- [Exercise task]: Within the records below, find each line that holds the string "code", then copy it.

- [Supplied information]:
>>
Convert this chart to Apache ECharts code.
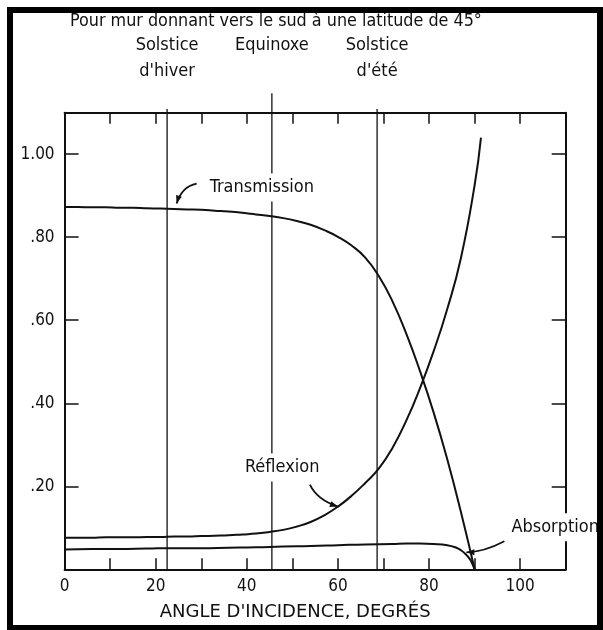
<!DOCTYPE html>
<html><head><meta charset="utf-8">
<script src="https://cdn.jsdelivr.net/npm/echarts@6/dist/echarts.min.js"></script>
<style>html,body{margin:0;padding:0;background:#fff}#c{width:603px;height:630px}</style>
</head><body><div id="c"></div>
<script>
// ---- data ----
const transAngle = [0,3,6,9,12,15,18,21,24,27,30,33,36,39,42,45,48,51,54,57,60,63,66,69,72,75,78,81,84,87,90];
const transValue = [0.873,0.873,0.872,0.872,0.871,0.871,0.870,0.869,0.868,0.867,0.866,0.864,0.862,0.859,0.855,0.851,0.846,0.839,0.830,0.817,0.801,0.780,0.751,0.706,0.645,0.568,0.478,0.378,0.265,0.138,0];
const reflAngle = [0,3,6,9,12,15,18,21,24,27,30,33,36,39,42,45,48,51,54,57,60,63,66,69,72,75,78,81,84,87,90,91.4];
const reflValue = [0.076,0.076,0.076,0.077,0.077,0.077,0.078,0.078,0.079,0.079,0.080,0.081,0.082,0.084,0.086,0.090,0.095,0.103,0.114,0.130,0.151,0.177,0.208,0.243,0.293,0.358,0.436,0.525,0.627,0.750,0.925,1.040];
const absAngle = [0,6,12,18,24,30,36,42,48,54,60,66,72,75,78,81,84,86,87,88,89,89.5,90];
const absValue = [0.048,0.049,0.049,0.050,0.051,0.051,0.052,0.053,0.055,0.056,0.058,0.060,0.061,0.062,0.062,0.061,0.058,0.052,0.046,0.037,0.024,0.013,0];
const refAngles = [22.5, 45.5, 68.6];
const refTops = [1.109, 1.147, 1.109];
const refLabels = ["Solstice\nd'hiver", "Equinoxe", "Solstice\nd'été"];
const xTickLabels = [0,20,40,60,80,100];
const yTickLabels = {"1":"1.00","0.8":".80","0.6":".60","0.4":".40","0.2":".20"};
const titleText = "Pour mur donnant vers le sud à une latitude de 45°";
const xName = "ANGLE D'INCIDENCE, DEGRÉS";
// annotations: label, arrow tip in data coords, label offset, arrow start offset, control offset
const annotations = [
  {text:"Transmission", tip:[24.6,0.881], lab:[31,-16], start:[20,-20], ctrl:[5,-17]},
  {text:"Réflexion", tip:[60,0.151], lab:[-95,-39], start:[-28,-22], ctrl:[-21,-7]},
  {text:"Absorption", tip:[88.2,0.041], lab:[43,-25], start:[38,-11], ctrl:[17,0]}
];

const FONT = '"DejaVu Sans Condensed","Liberation Sans Narrow","DejaVu Sans",sans-serif';
const pairs = (a,b)=>a.map((x,i)=>[x,b[i]]);
const chart = echarts.init(document.getElementById('c'), null, {renderer:'canvas'});
const grid = {left:64.6, right:37.3, top:112.7, bottom:60.7};
const lineSeries = (d)=>({type:'line', data:d, showSymbol:false, symbol:'none', smooth:0.5,
  lineStyle:{color:'#111', width:2}, silent:true, clip:false, z:3});
const series = [
  lineSeries(pairs(transAngle,transValue)),
  lineSeries(pairs(reflAngle,reflValue)),
  lineSeries(pairs(absAngle,absValue))
];
refAngles.forEach((a,i)=>{
  series.push({type:'line', data:[[a,0],[a,refTops[i]]], showSymbol:false, symbol:'none', clip:false,
    lineStyle:{color:'#111', width:1.3}, silent:true, z:2});
});
const axisCommon = {type:'value', min:0, max:110, interval:10, splitLine:{show:false},
  axisLine:{show:true, onZero:false, lineStyle:{color:'#111', width:2}},
  axisTick:{show:true, inside:true, length:11, lineStyle:{color:'#111', width:1.5}}};
const yCommon = {type:'value', min:0, max:1.1, interval:0.2, splitLine:{show:false},
  axisLine:{show:true, onZero:false, lineStyle:{color:'#111', width:2}},
  axisTick:{show:true, inside:true, length:14, lineStyle:{color:'#111', width:1.5}}};
chart.setOption({
  animation:false,
  backgroundColor:'#fff',
  grid,
  xAxis:[
    Object.assign({}, axisCommon, {position:'bottom',
      axisLabel:{show:true, margin:9, color:'#111', fontSize:17, fontFamily:FONT,
        formatter:v=>xTickLabels.includes(v)?String(v):''}}),
    Object.assign({}, axisCommon, {position:'top', axisLabel:{show:false}})
  ],
  yAxis:[
    Object.assign({}, yCommon, {position:'left',
      axisLabel:{show:true, margin:10, color:'#111', fontSize:17, fontFamily:FONT,
        formatter:v=>{const k=String(Math.round(v*10)/10); return yTickLabels[k]||'';}}}),
    Object.assign({}, yCommon, {position:'right', axisLabel:{show:false}})
  ],
  series
});

function buildGraphics(){
  const g = [];
  g.push({type:'rect', shape:{x:10,y:10,width:590,height:618}, style:{fill:'none', stroke:'#000', lineWidth:6}, z:200});
  g.push({type:'text', x:70, y:21, style:{text:titleText, font:'17.8px '+FONT, fill:'#111', textVerticalAlign:'middle'}, z:100});
  refAngles.forEach((a,i)=>{
    const p = chart.convertToPixel({gridIndex:0}, [a, 0]);
    g.push({type:'text', x:p[0], y:32, style:{text:refLabels[i], font:'18px '+FONT, fill:'#111', align:'center', verticalAlign:'top', lineHeight:26}, z:100});
  });
  const lx = chart.convertToPixel({gridIndex:0}, [0,0]);
  const rx = chart.convertToPixel({gridIndex:0}, [110,0]);
  g.push({type:'text', x:(lx[0]+rx[0])/2 - 20, y:612, style:{text:xName, font:'18px "DejaVu Sans",sans-serif', fill:'#111', align:'center', verticalAlign:'middle'}, z:100});
  annotations.forEach(an=>{
    const t = chart.convertToPixel({gridIndex:0}, an.tip);
    const s = [t[0]+an.start[0], t[1]+an.start[1]];
    const c = [t[0]+an.ctrl[0], t[1]+an.ctrl[1]];
    g.push({type:'text', x:t[0]+an.lab[0], y:t[1]+an.lab[1], style:{text:an.text, font:'18px '+FONT, fill:'#111',
      verticalAlign:'middle', backgroundColor:'#fff', padding:[5,2]}, z:100});
    g.push({type:'bezierCurve', shape:{x1:s[0],y1:s[1],x2:t[0],y2:t[1],cpx1:c[0],cpy1:c[1]}, style:{stroke:'#111', lineWidth:1.8, fill:'none'}, z:101});
    let dx=t[0]-c[0], dy=t[1]-c[1]; const L=Math.hypot(dx,dy)||1; dx/=L; dy/=L;
    const px=-dy, py=dx, len=8, w=3;
    g.push({type:'polygon', shape:{points:[[t[0],t[1]],[t[0]-dx*len+px*w,t[1]-dy*len+py*w],[t[0]-dx*len-px*w,t[1]-dy*len-py*w]]},
      style:{fill:'#111'}, z:102});
  });
  return g;
}
chart.setOption({graphic:{elements:buildGraphics()}});
</script></body></html>
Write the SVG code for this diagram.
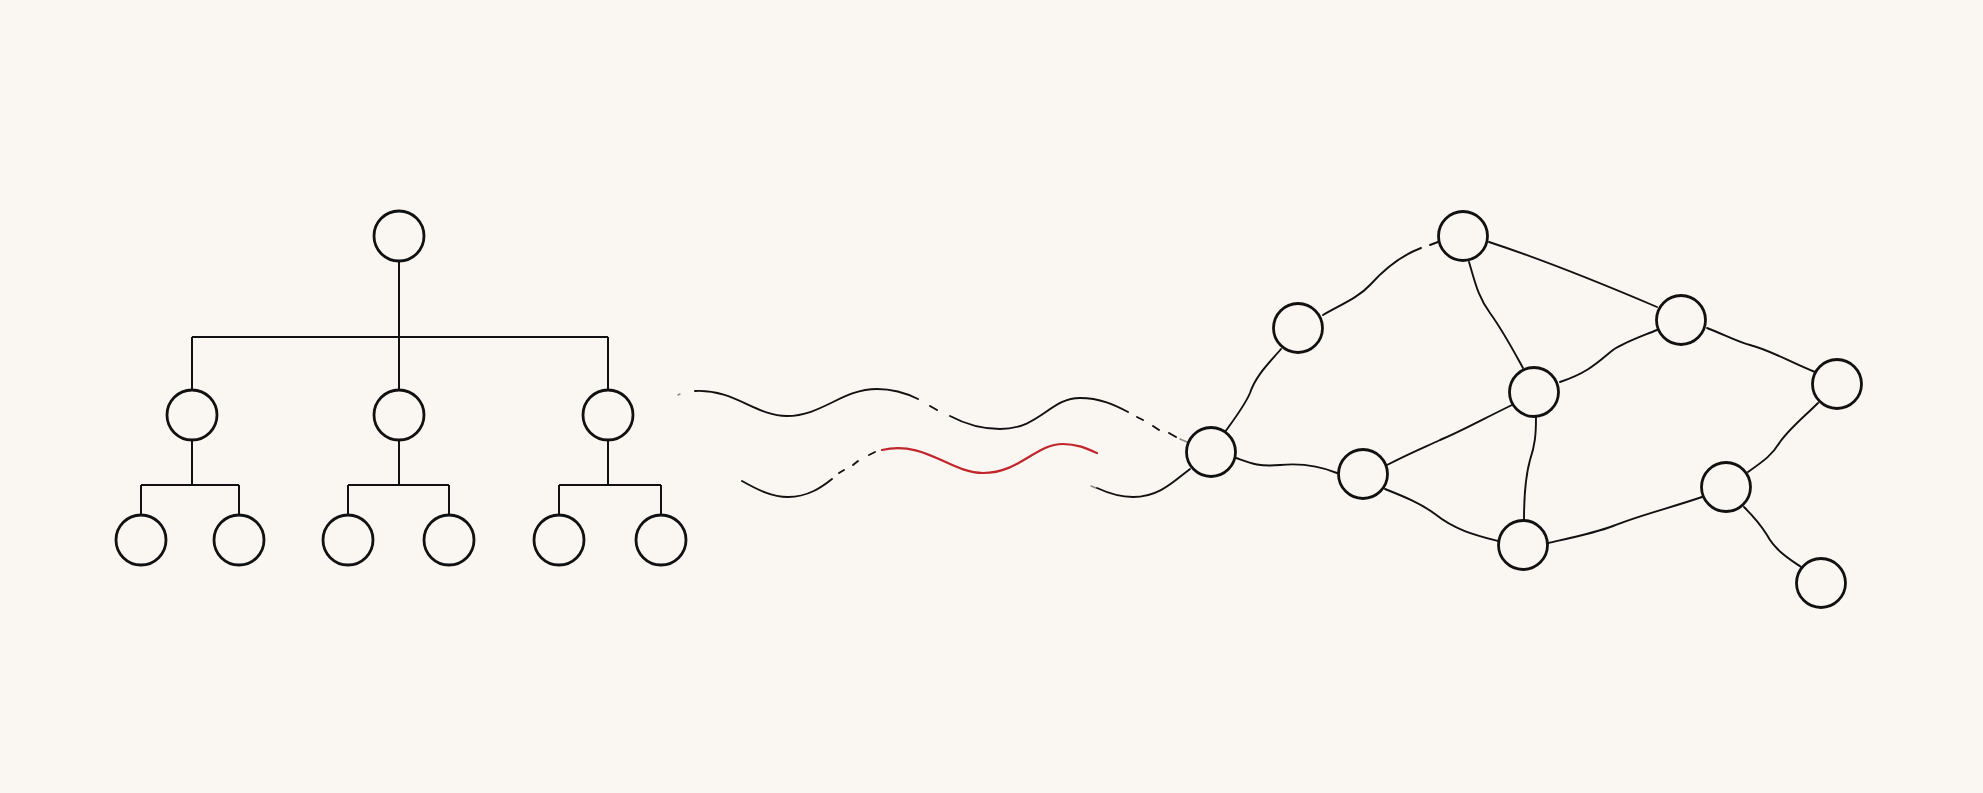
<<
- [Correct answer]:
Convert this chart to Apache ECharts code.
Write the SVG code for this diagram.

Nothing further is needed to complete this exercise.